◆ **WORK TO DO**:
Copy out precisely the lines beginning at the line that contains "Reproduce this chart with Plotly." and ending at the line that contains "W, H = 1029, 368", including both.
## Start MATERIAL PROVIDED
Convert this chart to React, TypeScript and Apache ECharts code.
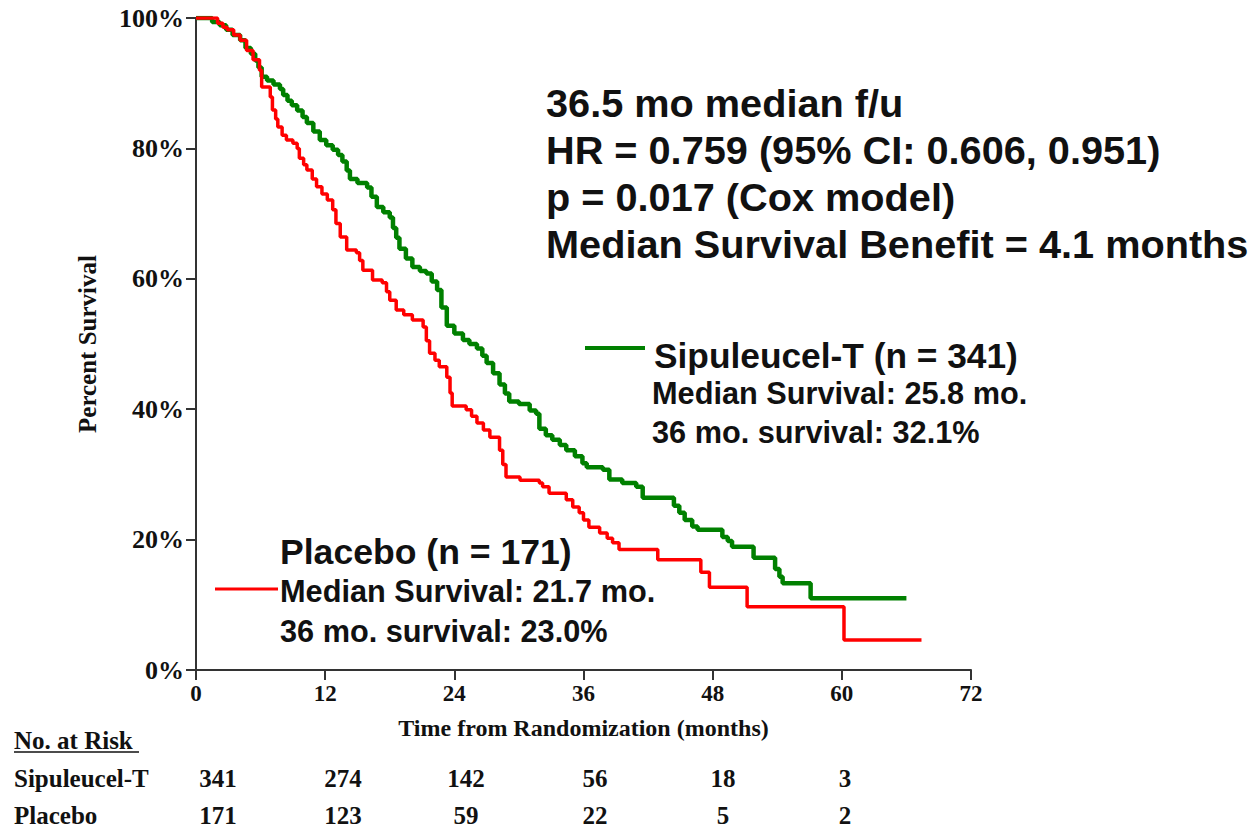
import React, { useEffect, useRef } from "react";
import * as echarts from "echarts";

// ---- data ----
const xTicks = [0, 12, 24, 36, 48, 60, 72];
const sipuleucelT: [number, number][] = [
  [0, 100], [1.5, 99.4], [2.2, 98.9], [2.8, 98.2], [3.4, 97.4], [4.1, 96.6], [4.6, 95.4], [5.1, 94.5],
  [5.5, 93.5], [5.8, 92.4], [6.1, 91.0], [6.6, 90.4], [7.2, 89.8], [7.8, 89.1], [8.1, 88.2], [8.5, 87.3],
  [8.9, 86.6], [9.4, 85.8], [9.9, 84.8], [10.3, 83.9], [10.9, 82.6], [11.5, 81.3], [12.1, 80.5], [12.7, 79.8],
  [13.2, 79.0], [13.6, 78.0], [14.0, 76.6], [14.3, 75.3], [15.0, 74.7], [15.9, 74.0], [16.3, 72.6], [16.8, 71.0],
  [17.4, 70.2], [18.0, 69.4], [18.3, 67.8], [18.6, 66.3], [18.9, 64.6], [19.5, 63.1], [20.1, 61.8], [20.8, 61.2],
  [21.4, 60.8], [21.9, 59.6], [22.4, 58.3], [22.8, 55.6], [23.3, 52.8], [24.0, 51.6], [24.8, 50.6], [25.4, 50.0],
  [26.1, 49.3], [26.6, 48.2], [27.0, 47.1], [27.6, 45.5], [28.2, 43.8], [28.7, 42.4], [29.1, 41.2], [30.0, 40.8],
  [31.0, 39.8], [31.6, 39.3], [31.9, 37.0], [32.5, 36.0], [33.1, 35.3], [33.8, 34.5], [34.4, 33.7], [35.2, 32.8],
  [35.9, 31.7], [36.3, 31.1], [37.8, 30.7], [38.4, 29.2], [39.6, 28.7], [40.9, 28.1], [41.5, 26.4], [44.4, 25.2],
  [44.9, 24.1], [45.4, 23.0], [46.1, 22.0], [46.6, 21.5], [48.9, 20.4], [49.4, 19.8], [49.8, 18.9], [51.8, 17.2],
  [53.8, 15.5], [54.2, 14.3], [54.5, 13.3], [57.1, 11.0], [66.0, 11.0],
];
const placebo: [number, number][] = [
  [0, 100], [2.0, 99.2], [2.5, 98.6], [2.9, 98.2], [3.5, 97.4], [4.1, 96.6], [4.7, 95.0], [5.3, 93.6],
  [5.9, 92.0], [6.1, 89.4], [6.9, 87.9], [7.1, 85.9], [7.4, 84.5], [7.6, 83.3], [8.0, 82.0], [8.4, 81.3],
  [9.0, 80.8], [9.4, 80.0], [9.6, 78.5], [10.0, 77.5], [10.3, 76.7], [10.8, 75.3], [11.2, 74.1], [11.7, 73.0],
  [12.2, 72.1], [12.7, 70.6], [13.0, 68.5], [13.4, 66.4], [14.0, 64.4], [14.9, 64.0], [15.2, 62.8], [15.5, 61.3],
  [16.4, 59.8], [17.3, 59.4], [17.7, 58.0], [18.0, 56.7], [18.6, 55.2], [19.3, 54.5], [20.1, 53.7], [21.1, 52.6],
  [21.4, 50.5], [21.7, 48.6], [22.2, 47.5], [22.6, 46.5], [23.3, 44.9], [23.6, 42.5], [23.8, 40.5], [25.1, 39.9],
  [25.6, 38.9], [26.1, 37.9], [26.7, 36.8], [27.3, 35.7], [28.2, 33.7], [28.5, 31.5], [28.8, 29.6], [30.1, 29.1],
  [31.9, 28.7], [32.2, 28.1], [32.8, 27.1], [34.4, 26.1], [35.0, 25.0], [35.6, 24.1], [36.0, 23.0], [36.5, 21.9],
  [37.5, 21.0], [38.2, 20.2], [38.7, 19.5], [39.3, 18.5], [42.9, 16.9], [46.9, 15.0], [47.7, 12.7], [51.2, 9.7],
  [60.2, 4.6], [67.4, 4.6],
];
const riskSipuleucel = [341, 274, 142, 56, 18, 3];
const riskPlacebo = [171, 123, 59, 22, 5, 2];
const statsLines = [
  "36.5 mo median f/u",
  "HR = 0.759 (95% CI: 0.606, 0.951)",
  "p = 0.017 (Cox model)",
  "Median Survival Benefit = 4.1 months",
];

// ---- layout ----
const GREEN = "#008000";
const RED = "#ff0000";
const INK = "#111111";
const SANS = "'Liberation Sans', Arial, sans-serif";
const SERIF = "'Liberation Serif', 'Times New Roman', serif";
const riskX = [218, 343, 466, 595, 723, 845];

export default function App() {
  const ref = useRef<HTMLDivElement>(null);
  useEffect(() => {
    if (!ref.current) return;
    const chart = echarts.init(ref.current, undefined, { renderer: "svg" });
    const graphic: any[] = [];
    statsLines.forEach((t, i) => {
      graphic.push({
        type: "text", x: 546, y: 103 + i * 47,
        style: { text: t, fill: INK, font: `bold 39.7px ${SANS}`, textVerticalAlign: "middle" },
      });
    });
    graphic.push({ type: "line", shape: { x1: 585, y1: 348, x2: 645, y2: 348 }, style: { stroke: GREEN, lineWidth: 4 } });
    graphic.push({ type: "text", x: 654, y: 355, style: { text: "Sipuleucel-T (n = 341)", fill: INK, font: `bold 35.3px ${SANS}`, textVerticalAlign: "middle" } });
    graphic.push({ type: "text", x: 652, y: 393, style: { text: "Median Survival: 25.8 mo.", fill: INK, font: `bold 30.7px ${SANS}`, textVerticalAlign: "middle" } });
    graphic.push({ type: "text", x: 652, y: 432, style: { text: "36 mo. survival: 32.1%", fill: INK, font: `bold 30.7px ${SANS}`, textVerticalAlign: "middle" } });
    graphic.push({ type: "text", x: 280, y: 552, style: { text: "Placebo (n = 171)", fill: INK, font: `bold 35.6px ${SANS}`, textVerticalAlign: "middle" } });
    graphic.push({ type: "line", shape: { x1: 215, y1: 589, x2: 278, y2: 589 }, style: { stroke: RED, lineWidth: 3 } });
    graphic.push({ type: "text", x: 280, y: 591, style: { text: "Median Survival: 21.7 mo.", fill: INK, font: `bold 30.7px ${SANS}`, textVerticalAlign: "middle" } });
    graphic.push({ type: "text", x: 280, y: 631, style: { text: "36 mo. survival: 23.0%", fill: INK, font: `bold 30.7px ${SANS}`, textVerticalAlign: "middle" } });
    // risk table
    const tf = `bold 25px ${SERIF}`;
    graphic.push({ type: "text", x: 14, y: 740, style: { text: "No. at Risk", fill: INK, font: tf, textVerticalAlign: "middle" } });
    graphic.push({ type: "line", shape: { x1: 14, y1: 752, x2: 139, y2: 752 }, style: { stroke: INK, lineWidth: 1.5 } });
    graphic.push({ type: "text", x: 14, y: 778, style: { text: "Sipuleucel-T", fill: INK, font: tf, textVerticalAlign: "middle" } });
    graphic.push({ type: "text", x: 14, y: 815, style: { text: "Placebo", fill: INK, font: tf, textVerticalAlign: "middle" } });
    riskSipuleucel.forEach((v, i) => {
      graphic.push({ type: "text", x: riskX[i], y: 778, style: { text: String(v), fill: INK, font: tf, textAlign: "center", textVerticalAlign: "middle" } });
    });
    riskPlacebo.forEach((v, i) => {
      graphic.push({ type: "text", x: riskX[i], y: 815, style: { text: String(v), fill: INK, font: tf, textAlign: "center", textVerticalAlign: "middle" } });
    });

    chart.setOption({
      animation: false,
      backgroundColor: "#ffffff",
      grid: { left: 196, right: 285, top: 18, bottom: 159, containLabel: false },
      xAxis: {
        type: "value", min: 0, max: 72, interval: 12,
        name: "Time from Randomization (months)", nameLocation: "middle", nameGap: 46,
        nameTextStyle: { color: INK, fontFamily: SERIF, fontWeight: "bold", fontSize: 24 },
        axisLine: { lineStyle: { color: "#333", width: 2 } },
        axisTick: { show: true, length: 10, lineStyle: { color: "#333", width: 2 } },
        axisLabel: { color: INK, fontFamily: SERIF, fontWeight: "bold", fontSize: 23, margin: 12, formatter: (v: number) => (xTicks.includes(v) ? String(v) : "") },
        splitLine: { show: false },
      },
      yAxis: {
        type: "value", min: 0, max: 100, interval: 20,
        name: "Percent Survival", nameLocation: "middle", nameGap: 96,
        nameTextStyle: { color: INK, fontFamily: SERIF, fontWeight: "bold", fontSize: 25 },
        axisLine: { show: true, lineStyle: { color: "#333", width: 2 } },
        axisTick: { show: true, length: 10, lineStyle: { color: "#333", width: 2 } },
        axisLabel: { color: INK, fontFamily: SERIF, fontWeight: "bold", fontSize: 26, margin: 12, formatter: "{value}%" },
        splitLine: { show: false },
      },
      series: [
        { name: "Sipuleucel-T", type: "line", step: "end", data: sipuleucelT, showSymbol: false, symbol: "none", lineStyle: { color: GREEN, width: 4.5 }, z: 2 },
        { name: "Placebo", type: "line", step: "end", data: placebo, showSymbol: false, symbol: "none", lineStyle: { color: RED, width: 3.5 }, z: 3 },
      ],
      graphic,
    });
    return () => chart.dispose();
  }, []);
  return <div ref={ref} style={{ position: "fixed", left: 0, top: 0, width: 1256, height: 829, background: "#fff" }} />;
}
## End MATERIAL PROVIDED
## Start MATERIAL PROVIDED
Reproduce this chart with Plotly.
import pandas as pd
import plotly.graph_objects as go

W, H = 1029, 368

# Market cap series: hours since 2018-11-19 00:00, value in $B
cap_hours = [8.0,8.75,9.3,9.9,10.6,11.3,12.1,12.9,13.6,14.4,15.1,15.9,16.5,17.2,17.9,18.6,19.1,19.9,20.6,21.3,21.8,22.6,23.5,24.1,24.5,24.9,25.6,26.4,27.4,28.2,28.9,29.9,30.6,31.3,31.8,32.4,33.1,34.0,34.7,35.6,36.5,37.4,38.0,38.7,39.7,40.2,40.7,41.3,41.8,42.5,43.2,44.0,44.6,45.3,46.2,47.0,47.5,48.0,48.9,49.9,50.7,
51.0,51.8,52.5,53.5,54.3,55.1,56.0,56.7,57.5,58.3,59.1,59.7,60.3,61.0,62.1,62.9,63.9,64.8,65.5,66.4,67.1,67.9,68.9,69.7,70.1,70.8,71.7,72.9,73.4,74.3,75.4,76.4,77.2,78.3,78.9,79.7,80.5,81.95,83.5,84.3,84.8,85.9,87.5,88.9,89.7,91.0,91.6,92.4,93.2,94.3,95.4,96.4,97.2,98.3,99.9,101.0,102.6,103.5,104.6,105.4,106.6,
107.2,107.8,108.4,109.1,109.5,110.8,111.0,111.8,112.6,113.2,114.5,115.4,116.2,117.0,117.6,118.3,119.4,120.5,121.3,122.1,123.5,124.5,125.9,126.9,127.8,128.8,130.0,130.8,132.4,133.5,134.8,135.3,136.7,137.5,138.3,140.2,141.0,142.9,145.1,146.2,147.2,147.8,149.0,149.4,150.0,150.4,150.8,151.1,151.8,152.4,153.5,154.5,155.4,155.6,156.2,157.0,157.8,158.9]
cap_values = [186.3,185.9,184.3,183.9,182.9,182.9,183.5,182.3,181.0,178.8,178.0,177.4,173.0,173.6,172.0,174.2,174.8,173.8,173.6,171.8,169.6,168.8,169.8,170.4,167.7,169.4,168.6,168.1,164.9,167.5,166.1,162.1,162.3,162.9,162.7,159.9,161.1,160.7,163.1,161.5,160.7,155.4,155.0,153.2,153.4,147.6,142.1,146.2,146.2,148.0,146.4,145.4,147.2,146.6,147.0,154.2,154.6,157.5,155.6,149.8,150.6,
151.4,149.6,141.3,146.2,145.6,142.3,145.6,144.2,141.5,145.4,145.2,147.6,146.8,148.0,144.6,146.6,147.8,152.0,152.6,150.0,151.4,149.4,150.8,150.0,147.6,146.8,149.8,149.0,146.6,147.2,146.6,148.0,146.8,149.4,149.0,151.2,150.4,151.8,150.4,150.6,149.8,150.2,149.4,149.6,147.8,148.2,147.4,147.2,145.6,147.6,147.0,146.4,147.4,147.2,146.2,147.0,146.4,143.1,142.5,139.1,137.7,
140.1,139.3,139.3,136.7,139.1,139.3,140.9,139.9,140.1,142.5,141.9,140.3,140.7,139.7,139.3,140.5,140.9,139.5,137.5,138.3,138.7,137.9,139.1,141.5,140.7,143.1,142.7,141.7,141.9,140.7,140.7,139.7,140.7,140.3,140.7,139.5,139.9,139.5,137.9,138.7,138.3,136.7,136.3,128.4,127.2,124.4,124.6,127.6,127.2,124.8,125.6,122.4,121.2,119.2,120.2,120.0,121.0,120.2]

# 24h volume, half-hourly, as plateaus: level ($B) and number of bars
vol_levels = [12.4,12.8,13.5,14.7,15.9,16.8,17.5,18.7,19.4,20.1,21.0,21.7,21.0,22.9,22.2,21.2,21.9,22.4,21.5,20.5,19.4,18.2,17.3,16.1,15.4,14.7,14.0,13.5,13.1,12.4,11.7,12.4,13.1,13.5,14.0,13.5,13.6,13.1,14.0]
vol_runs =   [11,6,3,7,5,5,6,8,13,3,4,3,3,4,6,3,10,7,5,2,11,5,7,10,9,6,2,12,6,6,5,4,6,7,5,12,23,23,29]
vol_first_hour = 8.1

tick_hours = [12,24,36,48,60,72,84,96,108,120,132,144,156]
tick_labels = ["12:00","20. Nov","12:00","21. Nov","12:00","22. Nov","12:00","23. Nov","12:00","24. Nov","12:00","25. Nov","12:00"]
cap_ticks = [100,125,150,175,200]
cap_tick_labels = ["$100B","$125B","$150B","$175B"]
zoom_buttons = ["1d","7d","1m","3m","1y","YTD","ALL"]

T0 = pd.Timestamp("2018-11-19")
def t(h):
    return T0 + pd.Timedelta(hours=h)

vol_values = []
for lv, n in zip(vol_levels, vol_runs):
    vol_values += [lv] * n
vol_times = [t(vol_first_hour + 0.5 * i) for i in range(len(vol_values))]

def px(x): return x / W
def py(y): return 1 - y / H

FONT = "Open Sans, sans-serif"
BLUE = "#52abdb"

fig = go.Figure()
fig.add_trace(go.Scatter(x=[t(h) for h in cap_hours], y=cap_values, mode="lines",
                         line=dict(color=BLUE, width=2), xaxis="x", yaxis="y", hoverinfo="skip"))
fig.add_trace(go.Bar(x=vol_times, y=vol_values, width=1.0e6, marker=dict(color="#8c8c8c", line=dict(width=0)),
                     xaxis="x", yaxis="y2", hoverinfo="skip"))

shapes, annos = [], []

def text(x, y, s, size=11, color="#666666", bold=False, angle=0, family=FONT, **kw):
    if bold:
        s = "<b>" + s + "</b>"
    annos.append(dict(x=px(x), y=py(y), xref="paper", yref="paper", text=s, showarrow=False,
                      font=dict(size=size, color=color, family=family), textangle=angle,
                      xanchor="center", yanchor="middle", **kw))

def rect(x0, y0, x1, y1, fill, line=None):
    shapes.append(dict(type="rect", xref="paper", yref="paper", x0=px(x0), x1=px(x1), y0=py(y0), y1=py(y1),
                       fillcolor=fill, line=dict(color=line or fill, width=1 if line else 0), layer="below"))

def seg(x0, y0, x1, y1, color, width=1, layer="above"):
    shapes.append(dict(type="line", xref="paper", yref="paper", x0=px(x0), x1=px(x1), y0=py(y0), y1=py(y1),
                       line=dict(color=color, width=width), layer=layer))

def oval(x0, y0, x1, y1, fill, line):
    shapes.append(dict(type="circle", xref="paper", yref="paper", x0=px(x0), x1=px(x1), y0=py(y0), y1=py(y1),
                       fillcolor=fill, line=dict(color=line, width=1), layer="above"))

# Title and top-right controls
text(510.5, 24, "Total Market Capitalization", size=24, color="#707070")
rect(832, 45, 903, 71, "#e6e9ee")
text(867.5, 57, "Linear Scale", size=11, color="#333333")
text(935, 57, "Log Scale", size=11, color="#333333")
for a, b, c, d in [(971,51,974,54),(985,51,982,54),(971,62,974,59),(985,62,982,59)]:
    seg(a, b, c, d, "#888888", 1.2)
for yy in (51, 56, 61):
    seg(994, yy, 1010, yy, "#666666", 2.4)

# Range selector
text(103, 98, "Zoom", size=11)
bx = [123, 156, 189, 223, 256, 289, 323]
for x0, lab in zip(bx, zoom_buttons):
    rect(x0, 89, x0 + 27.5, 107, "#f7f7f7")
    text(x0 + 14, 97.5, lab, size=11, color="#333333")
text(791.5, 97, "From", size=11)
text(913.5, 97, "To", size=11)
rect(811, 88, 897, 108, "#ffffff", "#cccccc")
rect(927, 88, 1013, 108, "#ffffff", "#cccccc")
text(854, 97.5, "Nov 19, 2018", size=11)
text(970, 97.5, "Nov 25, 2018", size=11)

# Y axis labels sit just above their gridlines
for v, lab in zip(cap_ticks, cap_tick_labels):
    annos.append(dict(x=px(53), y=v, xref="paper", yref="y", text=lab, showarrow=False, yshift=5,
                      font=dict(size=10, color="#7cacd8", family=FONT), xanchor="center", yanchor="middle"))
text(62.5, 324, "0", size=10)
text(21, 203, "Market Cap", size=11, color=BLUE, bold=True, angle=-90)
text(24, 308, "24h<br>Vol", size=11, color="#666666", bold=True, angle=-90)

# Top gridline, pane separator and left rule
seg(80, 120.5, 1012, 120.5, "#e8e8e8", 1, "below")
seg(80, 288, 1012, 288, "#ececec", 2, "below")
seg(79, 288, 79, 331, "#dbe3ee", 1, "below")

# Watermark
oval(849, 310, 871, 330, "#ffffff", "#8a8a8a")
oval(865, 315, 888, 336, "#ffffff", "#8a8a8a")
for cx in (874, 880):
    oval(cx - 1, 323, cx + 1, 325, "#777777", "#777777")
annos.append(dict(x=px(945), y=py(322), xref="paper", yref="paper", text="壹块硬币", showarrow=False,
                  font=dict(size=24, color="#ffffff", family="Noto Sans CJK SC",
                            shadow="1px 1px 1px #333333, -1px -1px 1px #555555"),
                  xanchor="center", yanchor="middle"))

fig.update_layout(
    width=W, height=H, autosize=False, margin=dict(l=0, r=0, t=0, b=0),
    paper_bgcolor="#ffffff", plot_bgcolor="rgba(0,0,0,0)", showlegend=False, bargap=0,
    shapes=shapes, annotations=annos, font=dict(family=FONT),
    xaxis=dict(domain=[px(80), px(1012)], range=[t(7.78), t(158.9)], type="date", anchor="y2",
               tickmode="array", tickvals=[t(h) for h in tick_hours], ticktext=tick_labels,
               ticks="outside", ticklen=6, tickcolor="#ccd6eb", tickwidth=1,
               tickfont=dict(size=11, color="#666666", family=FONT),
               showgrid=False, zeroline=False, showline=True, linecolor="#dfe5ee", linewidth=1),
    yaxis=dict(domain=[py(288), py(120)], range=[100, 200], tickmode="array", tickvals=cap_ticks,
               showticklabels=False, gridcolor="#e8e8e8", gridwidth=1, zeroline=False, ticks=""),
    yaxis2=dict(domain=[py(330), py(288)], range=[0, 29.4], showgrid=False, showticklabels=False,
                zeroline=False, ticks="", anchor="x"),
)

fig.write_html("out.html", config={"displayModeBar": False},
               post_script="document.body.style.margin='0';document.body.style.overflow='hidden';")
## End MATERIAL PROVIDED
◆ **ANSWER FOR THIS EXERCISE**:
Reproduce this chart with Plotly.
import pandas as pd
import plotly.graph_objects as go

W, H = 1029, 368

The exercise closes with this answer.